I used to live on a quiet, tree-lined street in suburban New Jersey…white picket fences and all. Young families bought their first homes on our street. We had block parties and barbeques and our kids played together while we manicured our lawns.
Colleen and Rob lived across the street. Their son, Dylan was already forming a bond with my five year old—his toothless grin widened when my Ben stopped to play with him. I wasn’t surprised when he was invited to Dylan’s first birthday party, hosted by Grandma and Grandpa.
It was snowing the day of the party and our GPS announced, “Your destination is on the left” in its synthetic, female British accent, but all we saw was a church. We blamed poor visibility and turned around, but as we approached the address again we were certain something was wrong. We laughed for a minute and considered it might be a joke, but the balloon tied to the front door confirmed it wasn’t—the party was in a funeral home.
Colleen grew up in the residence upstairs and from the looks on our faces her family realized she never mentioned it. They saw that look before and there was booming laughter from Bill Dangler. This took me by surprise—I didn’t expect to hear a laugh like that coming from a funeral director.

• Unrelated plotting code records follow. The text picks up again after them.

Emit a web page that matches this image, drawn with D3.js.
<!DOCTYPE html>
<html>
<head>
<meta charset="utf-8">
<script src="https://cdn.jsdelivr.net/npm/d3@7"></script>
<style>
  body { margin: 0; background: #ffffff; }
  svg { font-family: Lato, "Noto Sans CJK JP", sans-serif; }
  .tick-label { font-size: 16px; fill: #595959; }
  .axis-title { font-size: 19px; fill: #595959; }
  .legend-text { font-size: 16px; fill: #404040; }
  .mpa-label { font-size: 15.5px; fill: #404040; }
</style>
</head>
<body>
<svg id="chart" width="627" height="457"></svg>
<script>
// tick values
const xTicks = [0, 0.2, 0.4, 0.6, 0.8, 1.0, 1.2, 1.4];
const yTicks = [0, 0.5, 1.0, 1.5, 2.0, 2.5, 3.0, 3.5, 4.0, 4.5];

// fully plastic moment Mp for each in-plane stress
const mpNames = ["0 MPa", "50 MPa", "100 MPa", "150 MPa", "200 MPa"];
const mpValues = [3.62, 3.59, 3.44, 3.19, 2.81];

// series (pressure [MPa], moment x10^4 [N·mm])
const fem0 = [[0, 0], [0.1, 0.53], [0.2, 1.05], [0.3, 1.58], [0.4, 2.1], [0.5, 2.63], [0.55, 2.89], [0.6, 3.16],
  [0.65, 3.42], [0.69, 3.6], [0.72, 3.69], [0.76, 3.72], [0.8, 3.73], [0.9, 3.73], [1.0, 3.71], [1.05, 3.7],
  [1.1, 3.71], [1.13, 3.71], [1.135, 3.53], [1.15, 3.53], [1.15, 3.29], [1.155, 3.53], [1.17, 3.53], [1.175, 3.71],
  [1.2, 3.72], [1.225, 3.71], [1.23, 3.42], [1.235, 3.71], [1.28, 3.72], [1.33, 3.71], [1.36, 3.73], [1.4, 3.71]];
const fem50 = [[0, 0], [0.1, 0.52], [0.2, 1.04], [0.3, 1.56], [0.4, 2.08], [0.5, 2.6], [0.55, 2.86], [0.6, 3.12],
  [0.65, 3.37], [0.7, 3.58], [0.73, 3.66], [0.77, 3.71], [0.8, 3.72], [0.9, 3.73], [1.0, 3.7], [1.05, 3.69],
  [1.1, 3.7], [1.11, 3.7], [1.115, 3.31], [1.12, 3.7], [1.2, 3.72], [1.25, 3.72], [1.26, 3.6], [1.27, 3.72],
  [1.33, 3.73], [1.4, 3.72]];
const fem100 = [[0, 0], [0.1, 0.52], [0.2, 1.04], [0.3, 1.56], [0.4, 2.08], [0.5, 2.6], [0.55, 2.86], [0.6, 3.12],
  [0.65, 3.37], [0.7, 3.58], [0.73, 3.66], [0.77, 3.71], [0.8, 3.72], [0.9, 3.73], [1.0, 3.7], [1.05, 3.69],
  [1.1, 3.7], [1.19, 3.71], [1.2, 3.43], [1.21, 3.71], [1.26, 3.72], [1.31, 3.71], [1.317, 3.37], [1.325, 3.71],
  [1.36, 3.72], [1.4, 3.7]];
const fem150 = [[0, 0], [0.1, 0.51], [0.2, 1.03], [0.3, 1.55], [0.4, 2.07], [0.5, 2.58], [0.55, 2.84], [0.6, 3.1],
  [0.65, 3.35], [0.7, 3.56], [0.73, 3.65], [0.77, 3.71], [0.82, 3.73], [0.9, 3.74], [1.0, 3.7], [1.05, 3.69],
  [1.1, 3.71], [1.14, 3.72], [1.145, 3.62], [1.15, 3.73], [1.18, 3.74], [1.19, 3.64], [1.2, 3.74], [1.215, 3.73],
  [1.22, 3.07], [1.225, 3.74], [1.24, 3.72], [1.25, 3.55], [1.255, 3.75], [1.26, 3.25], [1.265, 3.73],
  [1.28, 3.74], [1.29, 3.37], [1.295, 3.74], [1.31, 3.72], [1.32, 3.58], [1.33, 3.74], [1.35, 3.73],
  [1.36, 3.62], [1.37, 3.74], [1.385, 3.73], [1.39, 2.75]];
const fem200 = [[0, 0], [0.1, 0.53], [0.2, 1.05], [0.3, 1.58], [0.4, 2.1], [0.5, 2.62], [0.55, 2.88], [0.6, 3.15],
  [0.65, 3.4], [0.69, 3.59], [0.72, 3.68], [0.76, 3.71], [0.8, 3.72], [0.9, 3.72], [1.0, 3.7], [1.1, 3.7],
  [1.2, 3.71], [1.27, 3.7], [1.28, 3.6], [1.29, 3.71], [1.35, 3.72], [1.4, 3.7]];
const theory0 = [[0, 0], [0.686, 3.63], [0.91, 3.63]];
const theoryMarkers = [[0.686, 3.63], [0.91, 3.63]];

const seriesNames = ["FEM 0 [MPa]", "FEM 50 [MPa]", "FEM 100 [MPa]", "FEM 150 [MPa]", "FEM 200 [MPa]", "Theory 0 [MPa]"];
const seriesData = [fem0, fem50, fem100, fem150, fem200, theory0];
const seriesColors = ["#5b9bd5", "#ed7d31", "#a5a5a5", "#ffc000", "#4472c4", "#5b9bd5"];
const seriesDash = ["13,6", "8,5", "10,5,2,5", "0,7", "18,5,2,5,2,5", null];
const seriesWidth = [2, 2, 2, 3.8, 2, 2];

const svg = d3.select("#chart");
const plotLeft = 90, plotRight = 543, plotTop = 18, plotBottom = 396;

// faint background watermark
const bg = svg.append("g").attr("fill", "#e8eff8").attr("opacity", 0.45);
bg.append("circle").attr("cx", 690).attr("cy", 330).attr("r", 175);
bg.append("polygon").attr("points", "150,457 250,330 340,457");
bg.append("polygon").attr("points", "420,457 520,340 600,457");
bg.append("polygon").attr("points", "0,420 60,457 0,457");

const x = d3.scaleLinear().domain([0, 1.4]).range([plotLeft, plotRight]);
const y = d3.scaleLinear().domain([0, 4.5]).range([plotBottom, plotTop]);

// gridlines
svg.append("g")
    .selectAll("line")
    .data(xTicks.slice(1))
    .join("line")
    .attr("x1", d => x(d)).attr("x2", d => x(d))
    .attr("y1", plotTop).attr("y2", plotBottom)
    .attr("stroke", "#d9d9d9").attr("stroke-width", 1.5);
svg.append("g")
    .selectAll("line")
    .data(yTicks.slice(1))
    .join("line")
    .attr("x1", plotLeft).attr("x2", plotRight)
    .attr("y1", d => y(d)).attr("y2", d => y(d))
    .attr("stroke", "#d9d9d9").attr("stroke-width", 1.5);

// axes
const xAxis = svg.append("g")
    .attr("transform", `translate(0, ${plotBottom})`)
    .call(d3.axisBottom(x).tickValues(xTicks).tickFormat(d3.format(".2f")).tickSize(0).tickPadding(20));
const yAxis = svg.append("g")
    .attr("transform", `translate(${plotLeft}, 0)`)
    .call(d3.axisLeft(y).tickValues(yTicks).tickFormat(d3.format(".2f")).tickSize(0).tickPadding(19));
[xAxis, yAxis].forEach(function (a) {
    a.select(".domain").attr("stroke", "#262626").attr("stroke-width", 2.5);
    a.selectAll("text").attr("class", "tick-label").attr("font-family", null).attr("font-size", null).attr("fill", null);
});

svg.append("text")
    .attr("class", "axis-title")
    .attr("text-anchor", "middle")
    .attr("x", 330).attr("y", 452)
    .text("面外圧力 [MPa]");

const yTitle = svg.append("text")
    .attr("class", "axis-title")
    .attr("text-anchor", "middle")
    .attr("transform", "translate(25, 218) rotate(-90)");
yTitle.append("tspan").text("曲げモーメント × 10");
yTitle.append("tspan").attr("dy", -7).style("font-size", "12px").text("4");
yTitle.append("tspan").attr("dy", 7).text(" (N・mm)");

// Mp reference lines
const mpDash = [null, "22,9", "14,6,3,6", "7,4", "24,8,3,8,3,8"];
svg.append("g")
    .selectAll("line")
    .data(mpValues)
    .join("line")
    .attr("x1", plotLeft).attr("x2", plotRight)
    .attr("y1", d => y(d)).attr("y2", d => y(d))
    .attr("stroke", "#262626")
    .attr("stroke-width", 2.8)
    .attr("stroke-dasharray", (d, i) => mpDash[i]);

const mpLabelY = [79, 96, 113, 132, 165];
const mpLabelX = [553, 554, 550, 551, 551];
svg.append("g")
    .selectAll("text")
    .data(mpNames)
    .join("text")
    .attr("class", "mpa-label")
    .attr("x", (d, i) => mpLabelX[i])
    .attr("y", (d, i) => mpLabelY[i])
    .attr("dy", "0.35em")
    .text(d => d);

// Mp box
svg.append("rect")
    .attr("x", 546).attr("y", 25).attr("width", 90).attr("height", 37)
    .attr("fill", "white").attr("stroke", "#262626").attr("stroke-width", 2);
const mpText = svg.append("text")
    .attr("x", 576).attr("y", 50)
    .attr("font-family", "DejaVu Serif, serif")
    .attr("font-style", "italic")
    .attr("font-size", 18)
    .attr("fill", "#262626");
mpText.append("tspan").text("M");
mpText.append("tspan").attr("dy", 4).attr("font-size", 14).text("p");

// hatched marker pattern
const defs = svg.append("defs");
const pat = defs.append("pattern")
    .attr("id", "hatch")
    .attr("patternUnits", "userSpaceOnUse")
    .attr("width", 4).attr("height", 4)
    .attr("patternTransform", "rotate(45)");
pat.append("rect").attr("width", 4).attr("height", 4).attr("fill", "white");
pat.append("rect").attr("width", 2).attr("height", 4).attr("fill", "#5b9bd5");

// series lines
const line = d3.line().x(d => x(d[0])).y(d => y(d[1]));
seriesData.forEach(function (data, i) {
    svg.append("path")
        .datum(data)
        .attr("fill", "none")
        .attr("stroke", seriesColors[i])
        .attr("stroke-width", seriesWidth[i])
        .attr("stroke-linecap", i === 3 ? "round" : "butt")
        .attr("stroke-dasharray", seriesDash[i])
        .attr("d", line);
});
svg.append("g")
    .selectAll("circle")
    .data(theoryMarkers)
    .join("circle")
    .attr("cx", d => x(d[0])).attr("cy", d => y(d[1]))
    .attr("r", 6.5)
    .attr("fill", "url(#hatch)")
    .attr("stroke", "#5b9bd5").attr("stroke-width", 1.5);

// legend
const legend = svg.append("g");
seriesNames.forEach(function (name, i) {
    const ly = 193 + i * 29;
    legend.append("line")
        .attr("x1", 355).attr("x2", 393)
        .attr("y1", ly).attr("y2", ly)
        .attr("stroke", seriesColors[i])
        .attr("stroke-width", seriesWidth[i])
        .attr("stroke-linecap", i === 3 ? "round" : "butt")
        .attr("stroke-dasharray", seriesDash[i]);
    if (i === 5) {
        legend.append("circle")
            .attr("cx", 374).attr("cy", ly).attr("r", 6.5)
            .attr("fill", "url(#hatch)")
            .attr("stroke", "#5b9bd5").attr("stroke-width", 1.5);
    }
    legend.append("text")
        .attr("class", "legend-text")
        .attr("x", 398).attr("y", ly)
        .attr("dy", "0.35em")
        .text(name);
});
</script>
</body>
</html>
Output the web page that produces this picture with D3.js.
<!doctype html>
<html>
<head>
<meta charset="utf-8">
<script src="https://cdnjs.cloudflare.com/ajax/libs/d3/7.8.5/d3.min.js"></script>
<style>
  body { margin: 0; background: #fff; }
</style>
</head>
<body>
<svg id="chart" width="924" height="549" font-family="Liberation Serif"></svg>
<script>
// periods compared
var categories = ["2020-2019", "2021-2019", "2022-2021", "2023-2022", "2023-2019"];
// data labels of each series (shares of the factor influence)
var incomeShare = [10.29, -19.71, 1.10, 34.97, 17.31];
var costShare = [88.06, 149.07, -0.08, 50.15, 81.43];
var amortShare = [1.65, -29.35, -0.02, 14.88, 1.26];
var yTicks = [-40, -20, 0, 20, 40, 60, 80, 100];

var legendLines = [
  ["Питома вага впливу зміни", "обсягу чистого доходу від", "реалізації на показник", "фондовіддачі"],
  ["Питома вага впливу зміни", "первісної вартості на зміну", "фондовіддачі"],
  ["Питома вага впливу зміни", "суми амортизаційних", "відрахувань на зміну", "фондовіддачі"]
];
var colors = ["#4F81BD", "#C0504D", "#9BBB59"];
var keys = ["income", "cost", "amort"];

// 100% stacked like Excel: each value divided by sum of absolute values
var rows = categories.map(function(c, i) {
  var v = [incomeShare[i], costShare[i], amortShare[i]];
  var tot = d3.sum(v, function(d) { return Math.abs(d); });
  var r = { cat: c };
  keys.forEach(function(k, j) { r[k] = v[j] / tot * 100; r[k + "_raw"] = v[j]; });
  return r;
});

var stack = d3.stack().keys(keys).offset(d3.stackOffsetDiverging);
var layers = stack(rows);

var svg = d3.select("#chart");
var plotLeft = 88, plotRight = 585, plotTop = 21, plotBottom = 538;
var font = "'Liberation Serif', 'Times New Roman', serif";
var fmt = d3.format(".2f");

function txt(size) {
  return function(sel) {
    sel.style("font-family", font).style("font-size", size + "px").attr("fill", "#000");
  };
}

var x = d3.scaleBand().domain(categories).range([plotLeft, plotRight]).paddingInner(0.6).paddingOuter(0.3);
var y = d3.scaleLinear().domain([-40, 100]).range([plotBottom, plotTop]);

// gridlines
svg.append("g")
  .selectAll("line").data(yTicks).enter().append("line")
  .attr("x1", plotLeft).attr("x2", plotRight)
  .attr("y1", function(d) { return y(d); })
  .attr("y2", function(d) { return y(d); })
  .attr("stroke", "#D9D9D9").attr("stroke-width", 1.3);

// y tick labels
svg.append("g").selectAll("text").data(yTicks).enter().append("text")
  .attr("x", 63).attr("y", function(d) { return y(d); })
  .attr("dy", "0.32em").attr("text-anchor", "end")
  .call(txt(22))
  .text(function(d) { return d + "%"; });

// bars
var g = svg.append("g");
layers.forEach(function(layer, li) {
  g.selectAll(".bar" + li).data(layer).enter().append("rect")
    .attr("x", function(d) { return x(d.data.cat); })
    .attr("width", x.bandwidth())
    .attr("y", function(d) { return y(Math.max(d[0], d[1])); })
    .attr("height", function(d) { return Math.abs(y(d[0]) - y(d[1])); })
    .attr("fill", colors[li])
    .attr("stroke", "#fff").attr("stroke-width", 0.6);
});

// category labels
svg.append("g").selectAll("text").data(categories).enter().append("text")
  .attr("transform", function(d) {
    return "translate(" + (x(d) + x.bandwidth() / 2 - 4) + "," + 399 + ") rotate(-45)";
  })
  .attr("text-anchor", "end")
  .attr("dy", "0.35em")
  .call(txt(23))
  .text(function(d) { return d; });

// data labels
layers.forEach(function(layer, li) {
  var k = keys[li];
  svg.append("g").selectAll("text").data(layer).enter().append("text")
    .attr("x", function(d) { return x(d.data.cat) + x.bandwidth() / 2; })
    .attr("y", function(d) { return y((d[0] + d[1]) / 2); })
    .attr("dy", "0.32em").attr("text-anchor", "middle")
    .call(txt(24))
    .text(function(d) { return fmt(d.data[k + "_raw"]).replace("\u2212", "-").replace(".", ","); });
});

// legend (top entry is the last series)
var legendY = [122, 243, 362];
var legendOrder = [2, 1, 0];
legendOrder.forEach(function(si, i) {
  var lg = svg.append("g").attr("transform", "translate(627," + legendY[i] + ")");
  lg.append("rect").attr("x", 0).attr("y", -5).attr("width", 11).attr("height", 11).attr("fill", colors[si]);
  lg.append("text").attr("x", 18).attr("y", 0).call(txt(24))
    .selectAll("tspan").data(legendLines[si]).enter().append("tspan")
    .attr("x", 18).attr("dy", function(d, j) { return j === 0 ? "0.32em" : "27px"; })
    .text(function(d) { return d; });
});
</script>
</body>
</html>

I never met anyone socially who worked with dead people. My only point of reference was the media and the Dangler’s weren’t anything like the Fisher or Sultenfuss families. They weren’t disconnected or socially awkward—they were engaging and full of laughter. It didn’t take long to forget we were standing above a funeral home and I wondered why Colleen didn’t tell me.
At A Loss For Words
Years later, I found myself searching for guidance after my friend’s daughter died. I had no idea what to do or say and the longer it took me to find what I was looking for, the farther away I was from needing it. Eventually, I put what I learned online and this was the inspiration behind Heart2Soul.com.
My friends, family and co-workers weren’t as enthusiastic about my work on Heart2Soul. They looked at me in a way I can only describe by the evolution of their facial and body expressions. Their eyes would squint, brows furrow and one ear would get closer to a shoulder as the smiles on their faces turned to grimaces. Eventually, they would soften and I knew they “got it” when the conversation evolved to some form of “oh yeah, that makes total sense”. I figured out why Colleen never mentioned she grew up in a funeral home.
Heart2Soul became my paramour and I learned to keep silent and just build it with the help of my friend, Ken. We wanted to create the place I was looking for—a place to tell me how I could help and what I should (or shouldn’t) say because I felt like running away even though I knew I should reach out. There were no focus groups or strategy meetings…we just answered our own questions because surely, someone else was asking them, too. It wasn’t about money.
When I decided to go to the NFDA Convention, the negative facial expressions were embedded in my psyche. I still felt uncomfortable talking to people about my work and wasn’t sure how to define it—and there was no business model.
I avoided eye contact on the shuttle from the hotel to the convention center. I’m not sure if it was nerves or reflex as I realized my demeanor was similar to how I might approach a funeral home acting as host to someone I knew that died. I looked around for the check-in counter and was a little fearful someone might question my right to be there.
Men, women and children filled the outer area shaking hands and hugging friends they hadn’t seen in a while. I was surprised to see children but these were family businesses, so I guess it made sense. Their expressions and body language were not at all what I expected and I was reminded of how jarring it was to hear Bill Dangler’s belly laugh years earlier. They wore conservative clothing and I felt out of place in my long orange sweater and knee high boots, “I should have worn something else” I thought.
I walked towards the entrance and smiled at the representatives guarding the doors as they checked everyone’s badges. Did people really try to crash funeral conventions?
Inside The Convention
I approached the nearest booth with the least scary items on the table—a memorial blanket vendor. They printed pictures of the deceased on fringed throws and I remembered my sister bought a similar one with a family portrait on it for my mom the Christmas before. I never thought of sending a gift item to someone who is grieving, I’m Italian and we cook when someone dies.
With each new table I felt more at ease and I started to relax. I even asked one vendor “Do you sell your products directly to consumers?” but that didn’t go over well. He snatched back the brochure he offered moments before and turned to the next person waiting for his attention. I learned a lot about the politics of the funeral industry that day.
As I zigzagged up and down the rows of the convention floor, the representatives eyed my badge to see if I commanded extra attention. Seeing the child-sized caskets put a knot in my throat and I had to look away, but when I saw a casket made of gold (from The Golden Casket Company) I became a little giddy and stopped to pose for a picture with it.
I expected to see the caskets, hearses and urns, but the pretty girls dressed like colorful daisies caught me by surprise. And then there were the necessary tools of the trade we never see as guests of a funeral home—like embalming products and body lifts—I watched as one man climbed into the body lift to test it out.
Observations from an Outsider
Since Chicago, I’ve been to a few conventions— both NFDA and ICCFA—but I can’t say much changes from one year to another. My favorite booths are usually stationed along the farthest edge of the room where new vendors wait for someone to stop and see what they have to offer. They haven’t learned yet the best real estate is near the daisies.